Tujuh, perpisahan. Jika akhirnya Anda memilih berpisah seperti saya, hal yg mungkin tdk terpikirkan para single adalah konsekuensi hukum dari sebuah buku nikah. Believe me, saya tidak pernah menyangka untuk bercerai saya harus pontang panting berjuang agar setidaknya saya tetap hidup. Saya seperti seorang pribadi yg lolos dari lubang jarum peperangan. Dan sangat mudah bagi seorang laki laki untuk menyakiti wanita yg dianggapnya telah melukai harga dirinya dengan minta cerai. Meskipun perceraian itu pun terjadi karena salah satu kontribusinya. Tercabik cabik jiwa saya saat akhirnya saya keluar dari rumah itu dan tetap hidup hingga hari ini. Ia bisa merenggut semua nya bahkan hingga anak. Bukankah ini tidak terpikirkan saat Anda menggebu gebu hendak menikah?

Ok, lah, para single. Anda patut ber bahagia.

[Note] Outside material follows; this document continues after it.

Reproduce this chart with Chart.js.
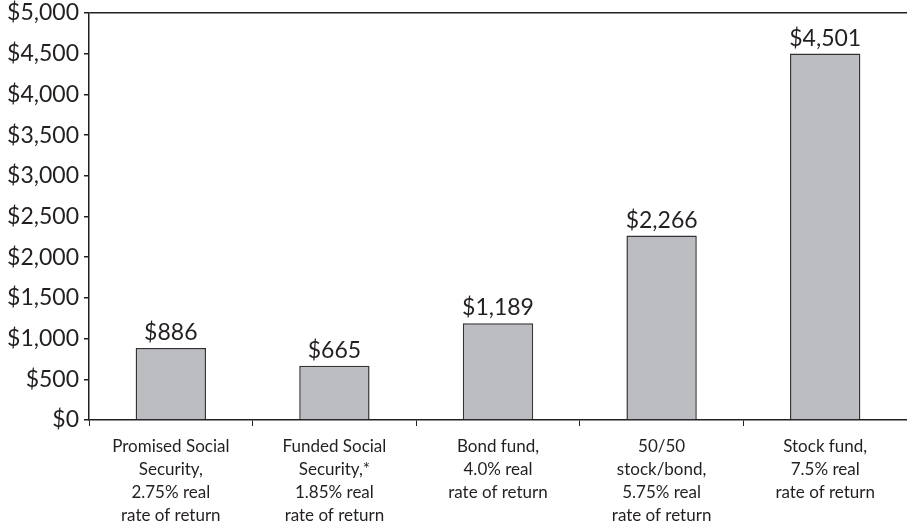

Anda masih bisa tidur nyenyak tanpa beban mengurus suami dan anak, Anda bisa menggapai cita cita kemana pun, meraih mimpi tanpa harus berkompromi, Anda bisa tetap menghargai diri sendiri, tanpa harus dipusingkan dg tetek bengek rumah tangga. Bersyukurlah, berbahagia lah.

Dan saya bersyukur, setelah badai perceraian itu saya masih hidup. Bahkan lebih ringan saat ini, setelah saya berhasil ikhlas akan semua kehilangan itu. Bahkan dengan kehilangan ini, saya justru menemukan diri saya kembali, saya menggali separuh jiwa saya yg mati dalam pernikahan. Dan lebih penting saya kembali menemukan Tuhan. Banyak yg hilang dri saya saat ini, namun di saat yg sama saya kembali menemukan banyak hal, terutama diri saya beserta potensinya yg telah lama saya remehkan. Hidup saat ini sepi, true, but truly, it is not that bad at all!